In cases where the state could prove severe negligence – like allowing a child to stand on a front seat on a highway, for example – the parent or driver could still only receive a fine, but could then carry a criminal record thereafter.

l Second, in cases in which children who were not strapped in are killed or seriously injured, the actual traffic violation of not buckling a child in would become incidental. Instead, a parent or driver could be charged with one of several criminal charges: “Reckless or Negligent Driving”, “Culpable Homicide” or even – in particularly egregious cases – “Murder”.

In such a matter, prosecutors could argue that a parent’s or a driver’s “negligent behaviour” – with a clear possible consequence – led directly to a child’s death. In Humphreys’s conviction, it was proven that he ignored warning signals, a lowered boom and overtook a row of cars.

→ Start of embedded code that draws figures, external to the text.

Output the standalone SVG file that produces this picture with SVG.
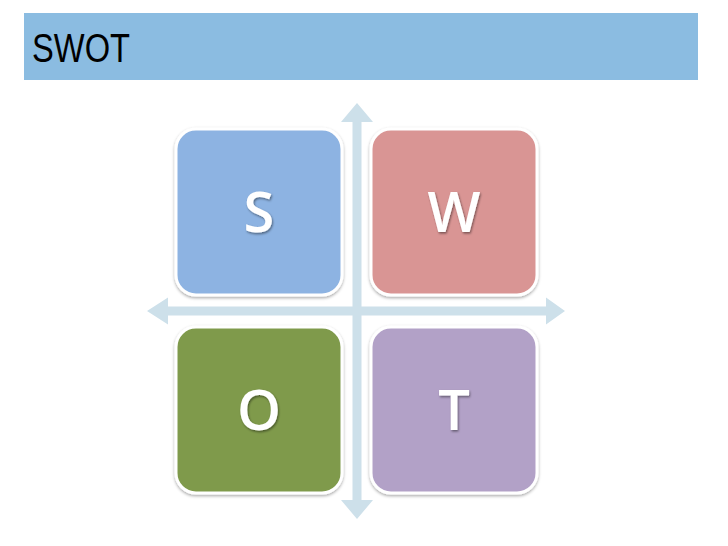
<svg xmlns="http://www.w3.org/2000/svg" width="728" height="546" viewBox="0 0 728 546">
<defs>
<filter id="sh" x="-10%" y="-10%" width="120%" height="120%">
<feDropShadow dx="0" dy="1.5" stdDeviation="1.5" flood-color="#000" flood-opacity="0.35"/>
</filter>
<filter id="tsh" x="-20%" y="-20%" width="140%" height="140%">
<feDropShadow dx="1" dy="1.5" stdDeviation="1" flood-color="#000" flood-opacity="0.45"/>
</filter>
</defs>
<style>
.box{stroke:#ffffff;stroke-width:3;filter:url(#sh)}
.lbl{font-family:"Open Sans","Liberation Sans",sans-serif;font-size:56px;font-weight:600;fill:#ffffff;text-anchor:middle;filter:url(#tsh)}
.arr{fill:#cde0ea}
</style>
<rect width="728" height="546" fill="#ffffff"/>
<g id="header">
<rect x="24" y="13" width="674" height="67" fill="#8bbce1"/>
<text x="32" y="62" font-family="Liberation Sans, Arial, sans-serif" font-size="40" fill="#000000" textLength="98" lengthAdjust="spacingAndGlyphs">SWOT</text>
</g>
<g id="connectors">
<polygon class="arr" points="357,103 373,122 361.5,122 361.5,500 373,500 357,519 341,500 352.5,500 352.5,122 341,122"/>
<polygon class="arr" points="147,311 168,297.5 168,306.5 546,306.5 546,297.5 565,311 546,324.5 546,315.5 168,315.5 168,324.5"/>
</g>
<g id="node-S">
<rect class="box" x="176" y="129" width="166" height="166" rx="20" fill="#8db3e2"/>
<text class="lbl" x="259" y="232">S</text>
</g>
<g id="node-W">
<rect class="box" x="371" y="129" width="166" height="166" rx="20" fill="#d99594"/>
<text class="lbl" x="454" y="232">W</text>
</g>
<g id="node-O">
<rect class="box" x="176" y="327" width="166" height="166" rx="20" fill="#7f9a4c"/>
<text class="lbl" x="259" y="430">O</text>
</g>
<g id="node-T">
<rect class="box" x="371" y="327" width="166" height="166" rx="20" fill="#b2a1c7"/>
<text class="lbl" x="454" y="430">T</text>
</g>
</svg>
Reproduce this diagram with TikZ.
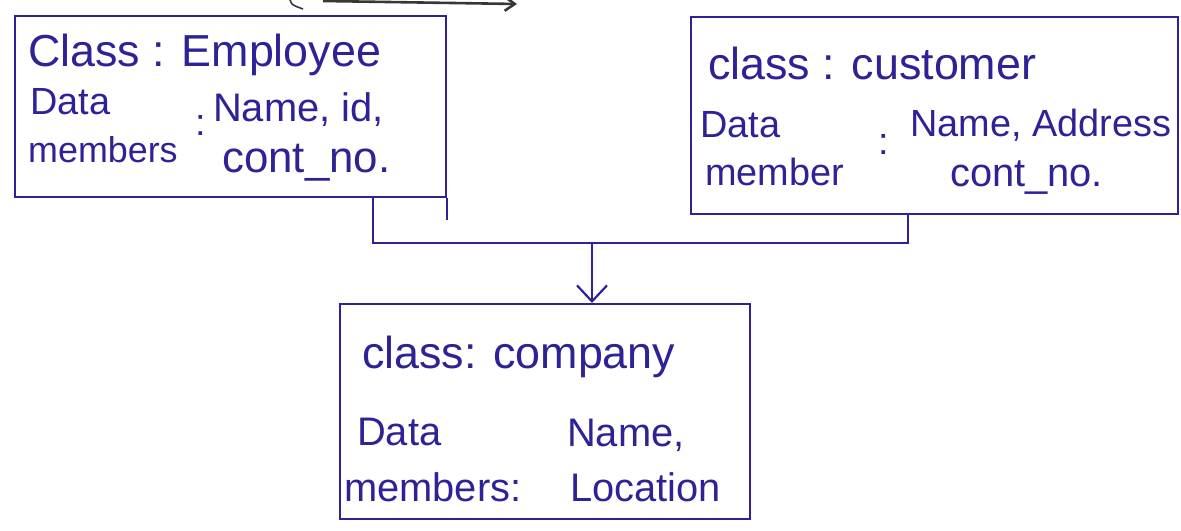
\documentclass[tikz,border=0pt]{standalone}
\usepackage{fontspec}
\setmainfont{Liberation Sans}
\usetikzlibrary{arrows.meta}
\definecolor{ink}{RGB}{45,35,150}
\definecolor{pencil}{RGB}{55,55,55}
\begin{document}
\begin{tikzpicture}[x=1bp,y=-1bp,
  classbox/.style={draw=ink, line width=2.2bp, rectangle, inner sep=0pt, anchor=north west},
  txt/.style={text=ink, anchor=west, inner sep=0pt, font=\fontsize{38}{42}\selectfont},
  title/.style={txt, font=\fontsize{45}{50}\selectfont},
  link/.style={draw=ink, line width=2.2bp},
  tip/.style={-{Straight Barb[length=16bp,width=30bp,line width=2.2bp]}}]
\useasboundingbox (0,0) rectangle (1181,531);

% stroke along the top edge
\draw[pencil, line width=1.6bp] (290,0) .. controls (292,5) .. (303,9);
\draw[pencil, line width=2.6bp, -{Straight Barb[length=10bp,width=14bp]}] (323,1) -- (517,4);

% class boxes
\node[classbox, minimum width=431bp, minimum height=181bp] (emp) at (14,15) {};
\node[classbox, minimum width=487bp, minimum height=197bp] (cust) at (690,16) {};
\node[classbox, minimum width=410bp, minimum height=215bp] (comp) at (339,303) {};

% Employee
\node[title] (empname) at (28,55) {Class : Employee};
\node[txt] (empd1) at (30,102) {Data};
\node[txt, font=\fontsize{36}{40}\selectfont] (empd2) at (28,150) {members};
\node[txt] (empcol) at (195,126) {:};
\node[txt, font=\fontsize{40}{44}\selectfont] (empv1) at (213,110) {Name, id,};
\node[txt, font=\fontsize{44}{48}\selectfont] (empv2) at (222,163) {cont\_no.};

% Customer
\node[title] (custname) at (708,63) {class : customer};
\node[txt] (custd1) at (700,125) {Data};
\node[txt] (custd2) at (705,172) {member};
\node[txt] (custcol) at (878,145) {:};
\node[txt] (custv1) at (910,125) {Name, Address};
\node[txt, font=\fontsize{40}{44}\selectfont] (custv2) at (950,178) {cont\_no.};

% Company
\node[title] (compname) at (362,357) {class: company};
\node[txt, font=\fontsize{40}{44}\selectfont] (compd1) at (357,432) {Data};
\node[txt, font=\fontsize{40}{44}\selectfont] (compd2) at (344,487) {members:};
\node[txt, font=\fontsize{40}{44}\selectfont] (compv1) at (567,435) {Name,};
\node[txt, font=\fontsize{40}{44}\selectfont] (compv2) at (570,487) {Location};

% connectors
\coordinate (j1) at (373,243);
\coordinate (j2) at (908,243);
\coordinate (jm) at (592,243);
\draw[link] (emp.south east) -- ++(0,22);
\draw[link] (emp.south -| j1) -- (j1) -- (j2) -- (cust.south -| j2);
\draw[link, tip] (jm) -- (comp.north -| jm);
\end{tikzpicture}
\end{document}
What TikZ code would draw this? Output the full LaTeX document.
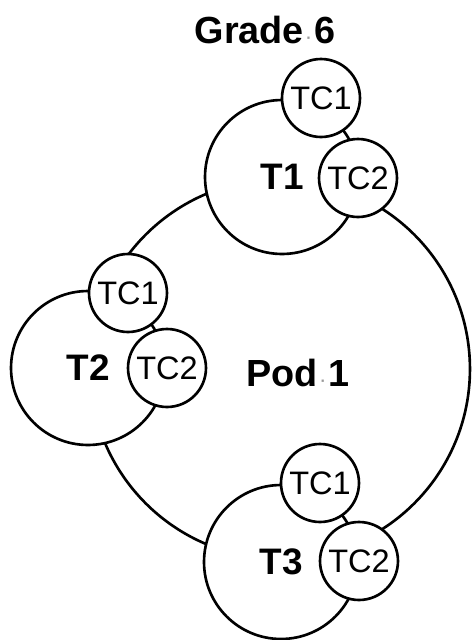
\documentclass[tikz,border=0pt]{standalone}
\usepackage{fontspec}
\setmainfont{Liberation Sans}
% faint visible space marker between words
\newcommand\spacemark{\hbox to 0.28em{\hss{\color{black!40}\fontsize{9pt}{9pt}\selectfont ·}\hss}}
\begin{document}
\begin{tikzpicture}[x=0.02cm,y=-0.02cm,
  ring/.style={circle,draw,line width=1.5pt,inner sep=0pt},
  teacher/.style={ring,fill=white,minimum size=3.08cm,font=\bfseries\fontsize{21pt}{21pt}\selectfont},
  coteacher/.style={ring,fill=white,minimum size=1.56cm,font=\fontsize{18.5pt}{18.5pt}\selectfont},
  biglabel/.style={font=\bfseries\fontsize{21.5pt}{21.5pt}\selectfont}]
\useasboundingbox (0,0) rectangle (471,640);

% the pod
\node[ring,minimum size=7.6cm] (pod) at (280,369) {};
\node[biglabel] (podlabel) at (298,373) {Pod\spacemark 1};
\node[biglabel] (grade) at (265,30) {Grade\spacemark 6};

% team 1
\node[teacher] (t1) at (282,177) {T1};
\node[coteacher] (t1c1) at (321,98) {TC1};
\node[coteacher] (t1c2) at (358,178) {TC2};

% team 2
\node[teacher] (t2) at (88,368) {T2};
\node[coteacher] (t2c1) at (128,293) {TC1};
\node[coteacher] (t2c2) at (167,368) {TC2};

% team 3
\node[teacher] (t3) at (281,562) {T3};
\node[coteacher] (t3c1) at (320,483) {TC1};
\node[coteacher] (t3c2) at (359,561) {TC2};
\end{tikzpicture}
\end{document}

Western Cape High Court Judge Robert Henney sentenced Humphreys to serve 30 years in jail. He sentenced him to 12 years for each murder, but ordered that the sentences run concurrently. Humphreys also got six years for each count of attempted murder.

Judge Henney ordered four years of each of these sentences to run concurrently with the murder sentence.

carlisle’s bid for tougher legal action has the support of the City of Cape Town’s JP Smith, Mayoral Committee Member for Safety and Security, who said: “I think the state should be acting in exactly this way, where there is clear evidence of negligence.”

Smith confirmed footage from CCTV cameras around the city was being studied regularly for traffic offences – and that this included incidents in which children were transported without safety belts.

In December, Professor Sebastian van As, the head of the trauma unit at the Red Cross Children’s Hospital and the president of Childsafe SA, said road accidents remained the top non-natural killer of children in SA.

Annually the hospital treated close to 300 children who were involved in motor vehicle accidents as passengers. Nearly 90 percent of those children were not strapped in properly.

There were no statistics for child road deaths in the Western Cape, but Van As said about 8 000 children died nationally each year.

Arrive Alive spokesman Ashref Ismail said: “Seatbelts are absolutely vital. Research locally and internationally has proven conclusively that if we can get the seatbelt-wearing rate up from the dismally low 60-65 percent for front seat occupants, and appalling percentage for the rear seats – less than 1 percent – and get it up to 80 percent, front and rear, there is an automatic guaranteed 30 percent reduction in fatalities.”

Carlisle and Health MEC Theuns Botha said in a joint statement: “It is a well-known fact that the chance of survival in a collision increases dramatically for an adult or child using a seat belt or child restraint.

“Seatbelts and child restraints protect against ejection. One study found that 75 percent of all ejected vehicle occupants in a crash die as a result.”